* Provided data:

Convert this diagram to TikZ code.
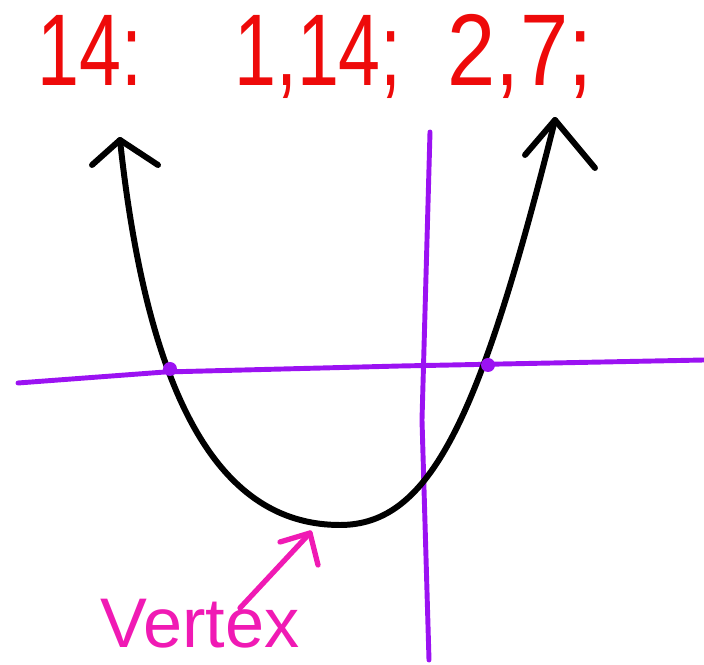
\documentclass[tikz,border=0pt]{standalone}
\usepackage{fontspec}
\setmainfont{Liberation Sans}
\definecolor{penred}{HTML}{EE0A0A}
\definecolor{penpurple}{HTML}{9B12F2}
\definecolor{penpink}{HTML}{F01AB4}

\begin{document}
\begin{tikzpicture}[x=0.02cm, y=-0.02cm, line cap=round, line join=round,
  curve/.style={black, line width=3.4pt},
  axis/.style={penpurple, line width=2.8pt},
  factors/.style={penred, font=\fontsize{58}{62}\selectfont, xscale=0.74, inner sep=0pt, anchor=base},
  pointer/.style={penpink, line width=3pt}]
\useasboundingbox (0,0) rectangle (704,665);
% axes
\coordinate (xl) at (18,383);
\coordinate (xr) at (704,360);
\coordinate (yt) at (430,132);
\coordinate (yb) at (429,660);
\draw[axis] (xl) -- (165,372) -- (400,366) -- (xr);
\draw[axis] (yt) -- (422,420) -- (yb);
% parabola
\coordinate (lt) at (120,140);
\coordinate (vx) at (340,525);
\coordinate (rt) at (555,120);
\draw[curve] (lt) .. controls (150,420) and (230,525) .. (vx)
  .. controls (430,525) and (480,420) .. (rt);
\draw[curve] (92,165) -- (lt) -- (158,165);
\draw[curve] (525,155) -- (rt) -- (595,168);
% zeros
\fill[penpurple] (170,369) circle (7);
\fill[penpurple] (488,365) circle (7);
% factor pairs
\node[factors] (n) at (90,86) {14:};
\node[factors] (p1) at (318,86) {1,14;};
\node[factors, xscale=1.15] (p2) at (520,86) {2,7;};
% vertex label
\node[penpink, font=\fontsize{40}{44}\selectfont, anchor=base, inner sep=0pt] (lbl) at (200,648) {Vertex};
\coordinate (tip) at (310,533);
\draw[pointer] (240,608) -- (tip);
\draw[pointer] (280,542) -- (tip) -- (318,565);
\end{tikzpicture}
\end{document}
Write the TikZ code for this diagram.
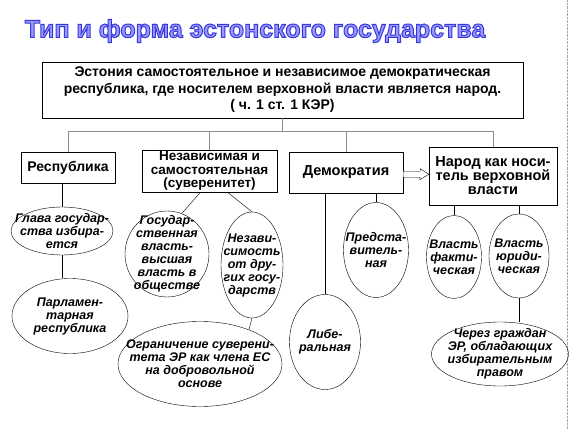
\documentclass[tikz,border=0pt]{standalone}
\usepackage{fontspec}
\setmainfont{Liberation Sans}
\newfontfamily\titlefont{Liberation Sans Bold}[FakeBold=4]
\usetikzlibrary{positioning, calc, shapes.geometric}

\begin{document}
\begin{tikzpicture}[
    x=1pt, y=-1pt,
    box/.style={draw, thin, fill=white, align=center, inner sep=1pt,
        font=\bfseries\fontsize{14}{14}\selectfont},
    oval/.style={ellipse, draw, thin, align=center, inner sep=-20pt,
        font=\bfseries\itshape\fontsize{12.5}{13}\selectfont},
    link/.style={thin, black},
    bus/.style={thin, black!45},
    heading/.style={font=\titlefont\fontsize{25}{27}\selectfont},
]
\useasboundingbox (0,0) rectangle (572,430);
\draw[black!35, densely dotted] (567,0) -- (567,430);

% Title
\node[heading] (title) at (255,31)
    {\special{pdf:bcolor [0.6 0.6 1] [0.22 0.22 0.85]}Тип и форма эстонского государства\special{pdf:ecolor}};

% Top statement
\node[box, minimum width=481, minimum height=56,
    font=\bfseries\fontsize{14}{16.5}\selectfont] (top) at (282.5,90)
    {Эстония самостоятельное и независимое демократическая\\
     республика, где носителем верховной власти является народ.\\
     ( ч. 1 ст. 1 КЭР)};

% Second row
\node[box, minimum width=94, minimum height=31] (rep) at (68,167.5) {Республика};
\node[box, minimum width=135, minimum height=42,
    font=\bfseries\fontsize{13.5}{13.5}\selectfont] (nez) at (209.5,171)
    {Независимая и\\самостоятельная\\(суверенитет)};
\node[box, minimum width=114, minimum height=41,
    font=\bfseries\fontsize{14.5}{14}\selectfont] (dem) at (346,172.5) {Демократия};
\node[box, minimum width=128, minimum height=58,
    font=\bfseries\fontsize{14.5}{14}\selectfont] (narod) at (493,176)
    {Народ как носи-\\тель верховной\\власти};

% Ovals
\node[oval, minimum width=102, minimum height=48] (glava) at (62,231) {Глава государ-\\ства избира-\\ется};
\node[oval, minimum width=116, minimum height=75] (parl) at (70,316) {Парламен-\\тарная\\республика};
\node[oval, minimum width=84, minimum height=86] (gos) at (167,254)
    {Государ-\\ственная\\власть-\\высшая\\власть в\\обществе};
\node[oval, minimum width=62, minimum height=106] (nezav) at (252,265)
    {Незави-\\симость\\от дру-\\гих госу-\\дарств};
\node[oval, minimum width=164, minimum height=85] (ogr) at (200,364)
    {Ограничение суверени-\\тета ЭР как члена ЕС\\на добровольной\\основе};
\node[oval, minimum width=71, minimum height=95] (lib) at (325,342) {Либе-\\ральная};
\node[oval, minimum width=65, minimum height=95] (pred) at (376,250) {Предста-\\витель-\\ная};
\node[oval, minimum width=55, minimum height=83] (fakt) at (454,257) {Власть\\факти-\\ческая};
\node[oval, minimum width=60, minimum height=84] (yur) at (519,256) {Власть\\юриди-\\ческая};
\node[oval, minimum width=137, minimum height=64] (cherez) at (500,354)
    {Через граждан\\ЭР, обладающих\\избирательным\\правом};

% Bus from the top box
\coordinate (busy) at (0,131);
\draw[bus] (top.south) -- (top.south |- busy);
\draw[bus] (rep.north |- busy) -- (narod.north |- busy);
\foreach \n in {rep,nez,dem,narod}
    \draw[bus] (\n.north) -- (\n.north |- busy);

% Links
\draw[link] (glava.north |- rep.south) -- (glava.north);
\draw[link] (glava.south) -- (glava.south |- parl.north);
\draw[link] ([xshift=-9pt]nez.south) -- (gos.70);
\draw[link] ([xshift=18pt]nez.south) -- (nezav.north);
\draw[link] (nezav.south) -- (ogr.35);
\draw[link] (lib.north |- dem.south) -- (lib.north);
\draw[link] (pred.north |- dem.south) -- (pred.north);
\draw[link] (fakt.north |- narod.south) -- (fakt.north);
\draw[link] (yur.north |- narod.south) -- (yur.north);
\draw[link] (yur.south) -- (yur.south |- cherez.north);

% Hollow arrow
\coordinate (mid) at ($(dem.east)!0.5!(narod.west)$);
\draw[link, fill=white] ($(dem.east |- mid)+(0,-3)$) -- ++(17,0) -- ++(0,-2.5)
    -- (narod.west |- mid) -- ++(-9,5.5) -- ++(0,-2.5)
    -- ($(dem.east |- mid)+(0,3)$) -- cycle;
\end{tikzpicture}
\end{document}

* * *

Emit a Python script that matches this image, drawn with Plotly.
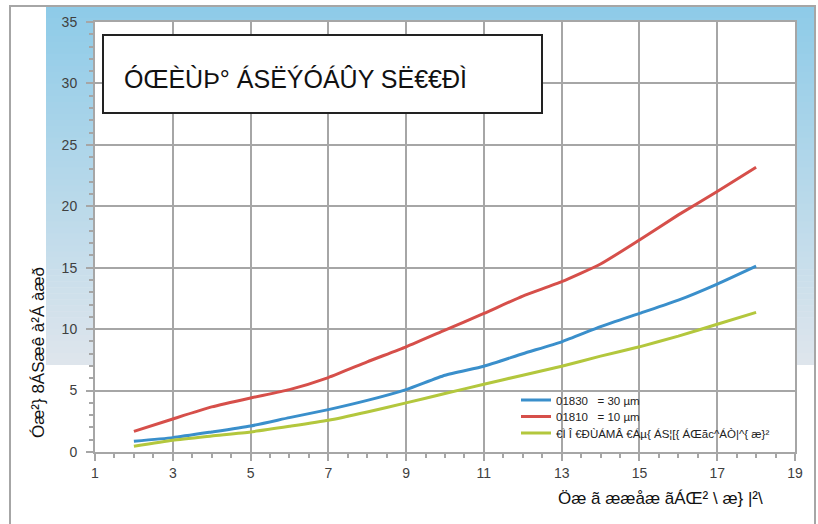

* Short task:
From the material above, copy each line that includes the word "this".

* The solution:
Convert this diagram to TikZ code.
Write the TikZ code for this diagram.
Emit a Python script that matches this image, drawn with Plotly.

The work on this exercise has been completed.